11. Mai 2021
Änderungsklauseln in Allgemeinen Geschäftsbedingungen von Banken, die die Zustimmung des Verbrauchers zu einer nach Vertragsschluss geänderten Fassung der AGB unabhängig von der Art der konkreten Änderung fingieren, sind unwirksam.
Das hat der BGH mit Urteil vom 27.04.2021 (Az. XI ZR 26/20) zu Änderungsklauseln in den AGB der Postbank entschieden. Das Urteil dürfte nicht nur für die Kreditwirtschaft relevant sein, sondern wird voraussichtlich auch für andere Branchen bedeutsam sein.
Die vom BGH beanstandeten Klauseln sahen vor, dass bei nachvertraglichen Änderungen der AGB die geänderte Fassung gilt, wenn der Kunde der Änderung nicht bis zum Inkrafttreten der neuen AGB widerspricht und spätestens zwei Monate vor dem Inkrafttreten in Textform über die neuen AGB informiert und auf die Zustimmungswirkung besonders hingewiesen wurde.
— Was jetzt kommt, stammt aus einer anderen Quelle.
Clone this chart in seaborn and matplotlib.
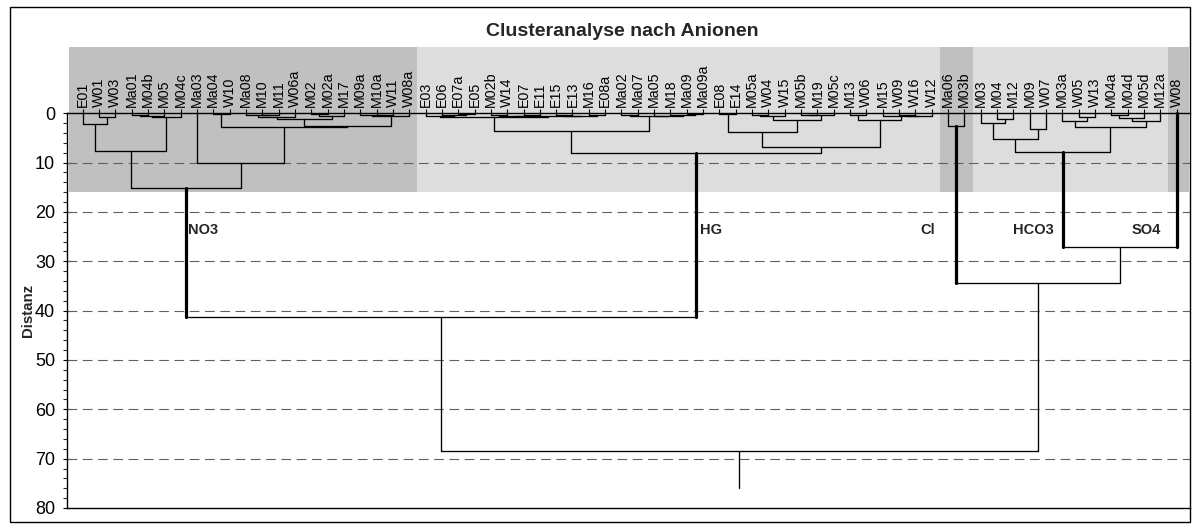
import matplotlib
matplotlib.use("Agg")
import matplotlib.pyplot as plt
from matplotlib.patches import Rectangle
import pandas as pd
import seaborn as sns

# ---------------------------------------------------------------- data
leaves = [
    "E01", "W01", "W03", "Ma01", "M04b", "M05", "M04c", "Ma03", "Ma04", "W10",
    "Ma08", "M10", "M11", "W06a", "M02", "M02a", "M17", "M09a", "M10a", "W11",
    "W08a",
    "E03", "E06", "E07a", "E05", "M02b", "W14", "E07", "E11", "E15", "E13",
    "M16", "E08a", "Ma02", "Ma07", "Ma05", "M18", "Ma09", "Ma09a", "E08", "E14",
    "M05a", "W04", "W15", "M05b", "M19", "M05c", "M13", "W06", "M15", "W09",
    "W16", "W12",
    "Ma06", "M03b",
    "M03", "M04", "M12", "M09", "W07", "M03a", "W05", "W13", "M04a", "M04d",
    "M05d", "M12a",
    "W08",
]

# linkage: (new cluster, left child, right child, distance)
merges_no3 = [
    ("n1", "W01", "W03", 0.75), ("n2", "E01", "n1", 2.1),
    ("n3", "Ma01", "M04b", 0.3), ("n4", "n3", "M05", 0.5),
    ("n5", "n4", "M04c", 0.75), ("n6", "n2", "n5", 7.7),
    ("n7", "Ma04", "W10", 0.25), ("n8", "M10", "M11", 0.3),
    ("n9", "Ma08", "n8", 0.45), ("n10", "n9", "W06a", 0.75),
    ("n11", "M02", "M02a", 0.25), ("n12", "n11", "M17", 0.5),
    ("n13", "n10", "n12", 1.2), ("n14", "M10a", "W11", 0.3),
    ("n15", "M09a", "n14", 0.45), ("n16", "n15", "W08a", 0.55),
    ("n17", "n13", "n16", 2.6), ("n18", "n7", "n17", 2.85),
    ("n19", "Ma03", "n18", 10.0), ("n20", "n6", "n19", 15.25),
]
merges_hg = [
    ("h1", "E07a", "E05", 0.25), ("h2", "E06", "h1", 0.4),
    ("h3", "E03", "h2", 0.55), ("h4", "M02b", "W14", 0.45),
    ("h5", "E07", "E11", 0.3), ("h6", "h4", "h5", 0.55),
    ("h7", "E15", "E13", 0.3), ("h8", "M16", "E08a", 0.35),
    ("h9", "h7", "h8", 0.5), ("h10", "h6", "h9", 0.6),
    ("h11", "h3", "h10", 0.75), ("h12", "Ma02", "Ma07", 0.3),
    ("h13", "Ma09", "Ma09a", 0.25), ("h14", "M18", "h13", 0.45),
    ("h15", "Ma05", "h14", 0.55), ("h16", "h12", "h15", 0.65),
    ("h17", "h11", "h16", 3.6), ("h18", "E08", "E14", 0.25),
    ("h19", "M05a", "W04", 0.3), ("h20", "h19", "W15", 0.5),
    ("h21", "M05b", "M19", 0.3), ("h22", "h21", "M05c", 0.45),
    ("h23", "h20", "h22", 1.3), ("h24", "h18", "h23", 3.85),
    ("h25", "M13", "W06", 0.4), ("h26", "W09", "W16", 0.35),
    ("h27", "h26", "W12", 0.5), ("h28", "M15", "h27", 0.6),
    ("h29", "h25", "h28", 1.35), ("h30", "h24", "h29", 6.8),
    ("h31", "h17", "h30", 8.1),
]
merges_cl = [("c1", "Ma06", "M03b", 2.6)]
merges_hco3 = [
    ("k1", "M04", "M12", 1.1), ("k2", "M03", "k1", 1.9),
    ("k3", "M09", "W07", 3.1), ("k4", "k2", "k3", 5.3),
    ("k5", "W05", "W13", 0.7), ("k6", "M03a", "k5", 1.55),
    ("k7", "M04a", "M04d", 0.3), ("k8", "k7", "M05d", 1.0),
    ("k9", "k8", "M12a", 1.5), ("k10", "k6", "k9", 2.7),
    ("k11", "k4", "k10", 7.8),
]
merges_top = [
    ("s1", "k11", "W08", 27.2),
    ("t1", "c1", "s1", 34.4),
    ("g1", "n20", "h31", 41.3),
    ("root", "g1", "t1", 68.5),
]
root_stem_end = 76.0

groups = ["NO3", "HG", "Cl", "HCO3", "SO4"]
group_sizes = [21, 32, 2, 12, 1]
group_roots = ["n20", "h31", "c1", "k11", "W08"]
group_dark = [True, False, True, False, True]

title = "Clusteranalyse nach Anionen"
y_label = "Distanz"
y_ticks = list(range(0, 81, 10))

# ------------------------------------------------------- dendrogram geometry
merges = merges_no3 + merges_hg + merges_cl + merges_hco3 + merges_top
xpos = {name: float(i) for i, name in enumerate(leaves)}
height = {name: 0.0 for name in leaves}
rows = []
seg = 0


def add_segment(x0, y0, x1, y1, weight):
    global seg
    rows.append({"seg": seg, "x": x0, "y": y0, "weight": weight})
    rows.append({"seg": seg, "x": x1, "y": y1, "weight": weight})
    seg += 1


for name, a, b, h in merges:
    xa, xb = xpos[a], xpos[b]
    xpos[name] = (xa + xb) / 2.0
    height[name] = h
    add_segment(xa, height[a], xa, h, "thick" if a in group_roots else "thin")
    add_segment(xa, h, xb, h, "thin")
    add_segment(xb, height[b], xb, h, "thick" if b in group_roots else "thin")

add_segment(xpos["root"], height["root"], xpos["root"], root_stem_end, "thin")
lines = pd.DataFrame(rows)

# ------------------------------------------------------------- figure
sns.set_theme(style="white")
plt.rcParams["font.family"] = ["Liberation Sans", "DejaVu Sans"]
plt.rcParams["lines.scale_dashes"] = False

W, H = 1196, 528
fig = plt.figure(figsize=(W / 100, H / 100), dpi=100)
ax = fig.add_axes([67 / W, 1 - 508 / H, (1190 - 67) / W, (508 - 47) / H])

x_left, x_right = -0.96, 67.82
y_top, y_bottom = -13.42, 80.0
shade_bottom = 16.0

# shaded cluster bands
bounds = [x_left + 0.12]
acc = 0
for n in group_sizes[:-1]:
    acc += n
    bounds.append(acc - 0.5)
bounds.append(x_right - 0.07)
for i, dark in enumerate(group_dark):
    ax.add_patch(Rectangle((bounds[i], y_top), bounds[i + 1] - bounds[i],
                           shade_bottom - y_top,
                           facecolor="#c0c0c0" if dark else "#dddddd",
                           edgecolor="none", zorder=0))

# dashed distance grid
for v in y_ticks[1:-1]:
    ax.axhline(v, color="#606060", lw=0.8, dashes=(7, 4), zorder=1.5)

sns.lineplot(data=lines, x="x", y="y", units="seg", estimator=None,
             sort=False, size="weight", sizes={"thin": 0.95, "thick": 2.3},
             color="black", legend=False, ax=ax, zorder=3)

# cluster names
label_x = [6.45, 37.8, 51.3, 56.95, 64.25]
for name, lx in zip(groups, label_x):
    ax.text(lx, 23.6, name, fontsize=10.5, fontweight="bold",
            ha="left", va="center", zorder=4)

ax.set_xlim(x_left, x_right)
ax.set_ylim(y_bottom, y_top)

# category axis along distance 0, names on top
ax.spines["top"].set_position(("data", 0))
ax.spines["top"].set_linewidth(1.0)
ax.spines["top"].set_color("black")
ax.spines["right"].set_visible(False)
ax.spines["bottom"].set_color("black")
ax.spines["bottom"].set_linewidth(1.0)
ax.spines["left"].set_color("black")
ax.spines["left"].set_linewidth(1.0)
ax.spines["left"].set_bounds(0, 80)

ax.xaxis.set_ticks_position("top")
ax.set_xticks(range(len(leaves)))
ax.set_xticklabels(leaves, rotation=90)
ax.tick_params(axis="x", which="major", direction="out", length=3.2,
               width=0.8, pad=1.2, labelsize=10.3, colors="black",
               top=True, bottom=False)
ax.set_xlabel("")

ax.set_yticks(y_ticks)
ax.set_yticks(range(0, 81, 2), minor=True)
ax.tick_params(axis="y", which="major", direction="inout", length=6,
               width=0.8, labelsize=13, pad=5.5, colors="black", left=True)
ax.tick_params(axis="y", which="minor", direction="out", length=3,
               width=0.8, left=True)
ax.set_ylabel(y_label, fontsize=10.8, fontweight="bold")
ax.yaxis.set_label_coords(-0.0285, 1 - (40 - y_top) / (y_bottom - y_top))

fig.text(622 / W, 1 - 31 / H, title, fontsize=14, fontweight="bold",
         ha="center", va="center")

# outer frame
fig.patches.append(Rectangle((9.5 / W, 1 - 521.5 / H), (1190 - 9.5) / W,
                             (521.5 - 6.5) / H, transform=fig.transFigure,
                             fill=False, edgecolor="black", lw=1.0))

fig.savefig("out.png", dpi=100)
Für den Fall, dass der Kunde mit der geänderten Fassung nicht einverstanden sein sollte, sahen die Klauseln ein Kündigungsrecht des Kunden vor. Die Klauseln betrafen sowohl die Geschäftsverbindung zwischen Bank und Kunde im Allgemeinen als auch speziell die Änderung von Entgelten für Bankleistungen, die von Kunden typischerweise dauerhaft in Anspruch genommen werden, also vor allem für die Konto- und Depotführung.
Die Klauseln sind entsprechenden Musterklauseln in den „AGB-Banken“ und den „AGB-Sparkassen“ nachempfunden und in der Kreditbranche allgemein üblich.
Der Bundesverband der Verbraucherzentralen und Verbraucherverbände forderte von der Bank jedoch, die Klauseln gegenüber Verbrauchern nicht weiter zu verwenden, da sie den Kunden unangemessen benachteiligten.
Der BGH gab der in den Vorinstanzen abgewiesenen Unterlassungsklage statt, da die Klauseln wegen unangemessener Benachteiligung der Kunden gemäß § 307 Abs. 1 S. 1, Abs. 2 Nr. 1 BGB unwirksam seien.
Dabei stellte der BGH unter Hinweis auf das Urteil des EuGH in der Sache „DenizBank“ (Urteil vom 11.11.2020, Az. C-287/19) zunächst fest, dass die Anwendung der allgemeinen AGB-rechtlichen Inhaltskontrolle gem. §§ 307 ff. BGB nicht durch § 675a BGB gesperrt sei – und zwar unabhängig davon, ob die Klauseln sogenannte Zahlungsdienstrahmenverträge oder andere Geschäftsfelder betreffen.
Der BGH sieht in den Änderungsklauseln eine unangemessene Benachteiligung der Kunden. Denn nach dem Leitbild im deutschen Vertragsrecht kommt eine Vertragsänderung nur dann zustande, wenn der Kunde das Angebot der Bank auf Vertragsänderung annimmt. Da das bloße Schweigen des Kunden auf ein Angebot noch keine Annahme bedeutet, stellen die Änderungsklauseln eine wesentliche Abweichung vom gesetzlichen Leitbild zu Lasten des Kunden dar.
Maßgeblich ist für den BGH dabei, dass die Zustimmungsfiktion nicht nur die Anpassung von Details betrifft, sondern aufgrund ihrer weiten Formulierung jede Änderung erfasst, unabhängig von ihrem konkreten Inhalt und ihrer Reichweite. Damit sei das Vertragsgefüge insgesamt betroffen. Derart weitreichende Änderungen sollen nur in Form eines Änderungsvertrages möglich sein, welchen die Bank nicht im Wege einer Zustimmungsfiktion im Rahmen von AGB herbeiführen könne.
Da von der streitgegenständlichen Zustimmungsfiktion auch Hauptleistungen des Kunden betroffen sind (insbesondere die Höhe der Gebühren), sieht der BGH hier das Äquivalenzverhältnis von Leistung und Gegenleistung als erheblich gestört an. Somit bedarf es nach dem BGH auch bei der Änderung von Entgelten und Gebühren einen Änderungsvertrag, der nicht im Rahmen von AGB herbeigeführt werden kann.